“I am not,” he assured her; “in fact I was admiring Mr. Varney’s simplification. His definition of the game is worthy of Dr. Johnson. But I must tear myself away. My host is an early bird and I expect you are, too. Good night, Mrs. Purcell. It has been very delightful to meet you again. I am only sorry that I should have missed your husband.”
“So am I,” said Margaret, shaking his hand warmly, “but I think it most kind of you to have remembered me after all these years.”
As Dr. Thorndyke rose, the other three men stood up. “It is time for us to go, too,” said Rodney, “so we will see you to the end of the road, Thorndyke. Good night, Mrs. Purcell.”
“Good night, gentlemen all,” she replied. “Eight o’clock breakfast, remember.”
The four men went into the house to fetch their hats and took their departure, walking together as far as the cross-roads; where Thorndyke wished the other three good night and left them to pursue their way to the village.
The lodging accommodation in this neighbourhood was not sumptuous, but our three friends were not soft or fastidious. Besides, they only slept at their “diggings,” taking their meals and making their home at the house which Purcell had hired, furnished, for the holiday. It was a somewhat unconventional arrangement, now that Purcell had gone, and spoke eloquently of his confidence in the discretion of his attractive wife.
The three men were not in the same lodgings. Varney was “putting up” at the “First and Last” inn in the adjoining village—or “church-town,” to give it its local title—of Sennen, while the Rodneys shared a room at the “Ship” down in Sennen Cove, more than a mile away. They proceeded together as far as Varney’s hostel, when, having wished him “good night,” the two brothers strode away along the moonlit road towards the Cove.

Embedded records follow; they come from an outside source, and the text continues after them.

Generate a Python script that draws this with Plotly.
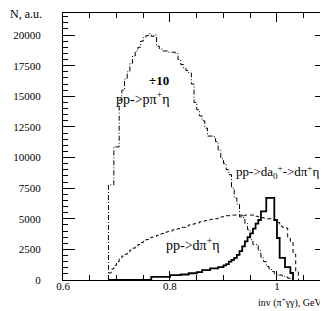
import plotly.graph_objects as go

# ---- data ----
bin_start = 0.685
bin_width = 0.005

# pp -> p pi+ eta  (divided by 10)
p_pi_eta = [7760, 7760, 10870, 10870, 14700, 15500, 16400, 17000, 17700, 18300,
            18700, 19000, 19500, 19800, 19950, 20100, 19900, 20000, 19100, 18900,
            18700, 18700, 18600, 18600, 18600, 18500, 18000, 17600, 17300, 17100,
            16900, 16000, 14500, 13900, 13400, 13000, 12400, 11750, 11750, 11700,
            11300, 10600, 9900, 9500, 9000, 8600, 7500, 6700, 6200, 5300,
            5100, 4600, 4100, 3300, 2900, 2900, 2400, 1800, 1500, 1100,
            900, 700, 500, 400, 400, 300, 250, 150, 100]

# pp -> d pi+ eta
d_pi_eta = [570, 900, 1200, 1500, 1800, 1950, 2100, 2300, 2450, 2600,
            2750, 2900, 3050, 3200, 3300, 3450, 3500, 3550, 3650, 3750,
            3800, 3900, 3950, 4000, 4100, 4150, 4200, 4300, 4300, 4400,
            4500, 4550, 4600, 4650, 4750, 4800, 4850, 4900, 4950, 5000,
            5000, 5100, 5150, 5200, 5250, 5250, 5300, 5300, 5300, 5150,
            5250, 5300, 5300, 5300, 5300, 5200, 5150, 5100, 5050, 5000,
            5000, 4950, 4850, 4700, 4400, 4300, 4250, 3400, 3100, 2100,
            700]

# pp -> d a0+ -> d pi+ eta
d_a0 = [0, 0, 0, 0, 0, 0, 0, 0, 0, 0,
        0, 0, 0, 0, 0, 0, 250, 250, 250, 250,
        250, 250, 250, 400, 400, 400, 400, 450, 450, 450,
        550, 550, 550, 650, 650, 800, 800, 800, 950, 950,
        950, 1050, 1050, 1200, 1300, 1500, 1650, 1800, 2050, 2350,
        2750, 3150, 3500, 3800, 4200, 4600, 4900, 5600, 5600, 6700,
        6700, 6700, 4900, 3430, 1800, 1800, 1050, 1050, 570]

labels = {
    "scale": "÷10",
    "p_pi_eta": "pp->pπ<sup>+</sup>η",
    "d_pi_eta": "pp->dπ<sup>+</sup>η",
    "d_a0": "pp->da<sub>0</sub><sup>+</sup>->dπ<sup>+</sup>η",
}
x_title = "inv (π<sup>+</sup>γγ), GeV/c<sup>2</sup>"
y_title = "N, a.u."


def step_xy(values):
    n = len(values)
    edges = [round(bin_start + bin_width * i, 4) for i in range(n + 1)]
    xs = [edges[0]] + edges
    ys = [0] + list(values) + [0]
    return xs, ys


fig = go.Figure()
for vals, dash, width in [(p_pi_eta, "5px,2px,1px,2px", 1),
                          (d_pi_eta, "4px,3px", 1),
                          (d_a0, "solid", 1.8)]:
    xs, ys = step_xy(vals)
    fig.add_trace(go.Scatter(x=xs, y=ys, mode="lines", line_shape="hv",
                             line=dict(color="black", width=width, dash=dash),
                             showlegend=False, hoverinfo="skip"))

serif = "Times New Roman, Liberation Serif, DejaVu Serif, Noto Serif, serif"
tickfont = dict(family=serif, size=11, color="black")

fig.update_xaxes(range=[0.6, 1.0935], dtick=0.2, tick0=0.6, ticks="inside",
                 ticklen=9, tickwidth=1, tickcolor="black", showline=True,
                 linecolor="black", linewidth=1, mirror="allticks",
                 showgrid=False, zeroline=False, tickfont=tickfont,
                 ticklabelstandoff=-4,
                 minor=dict(dtick=0.05, tick0=0.6, ticks="inside", ticklen=5,
                            tickwidth=1, tickcolor="black", showgrid=False))
fig.update_yaxes(range=[0, 21800], dtick=2500, tick0=0, ticks="inside",
                 ticklen=12, tickwidth=1, tickcolor="black", showline=True,
                 linecolor="black", linewidth=1, mirror="allticks",
                 showgrid=False, zeroline=False, tickfont=tickfont,
                 tickformat="d", ticklabelstandoff=19,
                 minor=dict(dtick=500, tick0=0, ticks="inside", ticklen=5,
                            tickwidth=1, tickcolor="black", showgrid=False))

ann_font = dict(family=serif, size=14, color="black")
fig.add_annotation(x=0.7794, y=16260, text="<b>" + labels["scale"] + "</b>",
                   showarrow=False, font=dict(family=serif, size=13, color="black"))
fig.add_annotation(x=0.7495, y=14900, text=labels["p_pi_eta"], showarrow=False, font=ann_font)
fig.add_annotation(x=0.843, y=2900, text=labels["d_pi_eta"], showarrow=False, font=ann_font)
fig.add_annotation(x=1.0015, y=8800, text=labels["d_a0"], showarrow=False,
                   font=dict(family=serif, size=13, color="black"))

fig.add_annotation(xref="paper", yref="paper", x=-0.2083, y=0.996, xanchor="left",
                   yanchor="middle", text=y_title, showarrow=False,
                   font=dict(family=serif, size=12, color="black"))
fig.add_annotation(xref="paper", yref="paper", x=1.03, y=-0.085, xanchor="right",
                   yanchor="middle", text=x_title, showarrow=False,
                   font=dict(family=serif, size=10, color="black"))

fig.update_layout(width=328, height=311, margin=dict(l=55, r=9, t=5, b=39),
                  paper_bgcolor="white", plot_bgcolor="white")
fig.write_html("out.html")
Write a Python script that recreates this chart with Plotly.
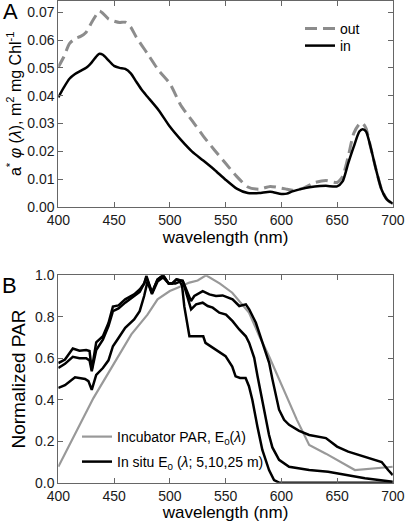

For a while neither spoke, though the thoughts of both were occupied by the same subject, the solicitor’s letter. Phillip had fully taken in the situation, although he had made no remark on it, and the fact that his brother had been consulted quasi-professionally on the subject made him hesitate to refer to it. For, in spite of his gay, almost frivolous, manner, Phillip Rodney was a responsible medical practitioner and really a man of sound judgment and discretion.
Presently his scruples yielded to the consideration that his brother was not likely to divulge any confidence and he remarked:
“I hope Purcell hasn’t been doing anything shady. It sounded to me as if there was a touch of Pontius Pilate in the tone of Penfield’s letter.”